David Olusoga, a historian, writer and broadcaster demonstrated to us the ways the British Empire had been [mis]represented and re-written through television in the last 70 years. The hour long BBC programme revealed how the British Empire had largely been celebrated (to my horror by current historians such as Andrew Roberts), and then critiqued and analysed by historians like Simon Schama and Jeremy Paxman. Timewatch and other material from the BBC archive allows Olusoga to analyse how periods of turmoil in history such as Britain’s Caribbean colonies growing rich on slave labour; chaos that gripped India’s post-independence; and Africa plundered for her mineral wealth were portrayed on our televisions.
This “amnesia” of history can even been seen in our national and governmental art collections, where the art of the British Empire has largely been ignored.

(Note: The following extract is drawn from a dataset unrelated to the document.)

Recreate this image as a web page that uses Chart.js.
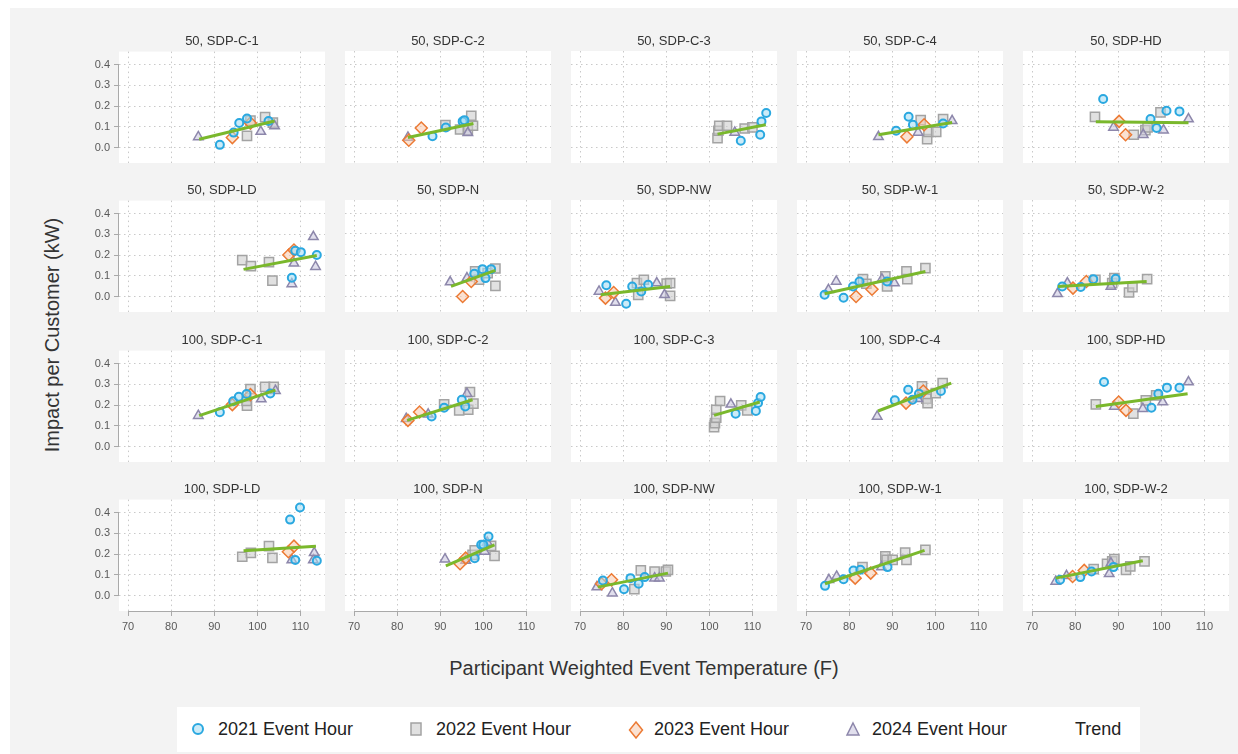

After studying slavery within Art History (or lack of it) I have come to realise that there is still so much to be brought to light. Many regional galleries and country houses profited from the institution of Slavery, yet this is not explored within their organisations. Usually when studying for a topic I am far stretched to find a missing element of discourse, however slavery within the arts has surprised me in that there was still so much to be discussed. It is usually exiting to think that you have found something new and worthy of being explored, and even though it is, it is a shame that it has not been already.
Even though Olusoga talks about the imperialist views of our forefathers and the shame we behold today of our Empire, I feel that the idea of these imperialist views being “a thing of the past” is a tad too naive. In the current political climate I would argue that it is very much a current issue.
My current module (which is my dissertation module! Ahh!) ‘Art and Empire’ explores the relationship between the representations of Empire within the visual arts. Any Empire within history can be chosen, yet my mind is drawn towards the 18th century, and after watching Olusoga’s research come to life I have realised that my research can either be ground-breaking or a repetition of something that has already been said. My role is to uncover something that was already there, but bring it to the surface and help people view it in a new and more truthful way.
BBC’s documentaries on history and the arts always inspire something within me and Olusoga’s British Empire: Heroes and Villains is one I will watch again and again. I suppose maybe this is due to visibly seeing the historians I look up to discuss and present their work with such pride.